Signaling the start of Sandcastle Weekend, the Friday, June 19, parade boasted clowns, mermaids, Boy Scouts and more. Garnering hundreds of spectators, children and adults alike lined the curbs and sidewalks of Hemlock Street, reveling in the rare spectacle.
“Nobody really knew that we were doing it last year,” Sandcastle Contest Chairwoman Debbie Nelson said. “This year there were so many people lined up waiting for us. So that was very fun.” Nelson resurrected the parade in 2014.
Participants came from Cannon Beach and beyond, including Seaside’s Boy Scout Troop 642, the Oregon Mermaids, the Haystack Rock Awareness Program and more.
Wearing loud face paint, colorful, ill-fitting attire and devilish grins, the Astoria Clowns were a fan favorite.

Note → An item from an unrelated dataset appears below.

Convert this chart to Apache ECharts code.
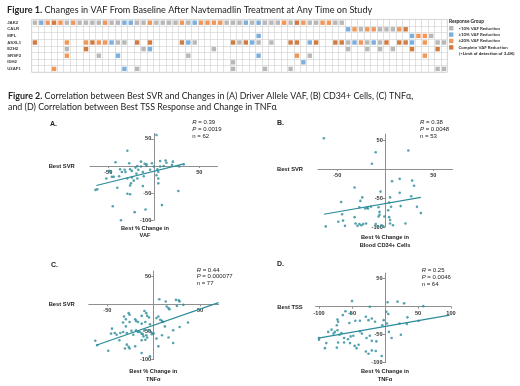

Atop minibikes and piloting a wildly painted wagon, complete with sirens and a pipe-organist in tow, the storied group swerved through the streets and into the crowd, sharing hugs and high-fives along the way.
“The clowns, they’re crazy!” Dana Jones, who brought her two children from Seaside for the parade, said. Jones too enjoyed the oddity. “It’s kind of fun to see a bunch of old men riding around on bicycles,” she said.
“We do a number of different parades,” said clown Chuck Westerlund (aka “Swiggy”). “Some are huge. This is rather small, but it’s good for the town.”
Regardless of size, Westerlund added, the joy of clowning is simple: “Just seeing the smiles on the young children, saying ‘Mr. Clown! Mr. Clown! Can I have a hug?’ Stuff like that is cool.”
Floats from local businesses were on hand as well, including Coaster Construction, pulling a replica sandcastle, and the Chocolate Cafe, whose marchers passed out samples from a tiny yellow van.
The procession also made room for nonprofit groups like the campaign for a new charter school, the Cannon Beach Farmers Market, whose sign reminded attendees to “make half your plate fruits and vegetables,” and the Coaster Theatre, promoting their production of “Little Shop of Horrors” with bright set-pieces.
The parade’s long tail was comprised of local servicemen and women, including fire trucks, medical vehicles and Gunner the police dog. Their inclusion was fitting, as the event was organized in large part by Cannon Beach Police Chief Jason Schermerhorn.
In its second year back, the parade seemed to have grown.
“Last year it took us 20 minutes to go through,” Nelson said. “This year it took about a half-hour. So a few more people got on the bandwagon and said ‘Hey, I want to be involved too!’”
“There used to be only the sandcastle build on Saturday morning,” Nelson added. “We’ve now created a three-day, six-event weekend. This kicks off the entire weekend.”
After the parade, visitors were encouraged to attend a dinner at the Chamber of Commerce.
“It’s very much a success,” Nelson said of the parade. “I just love seeing the smiles on everyone’s faces as you go through town.”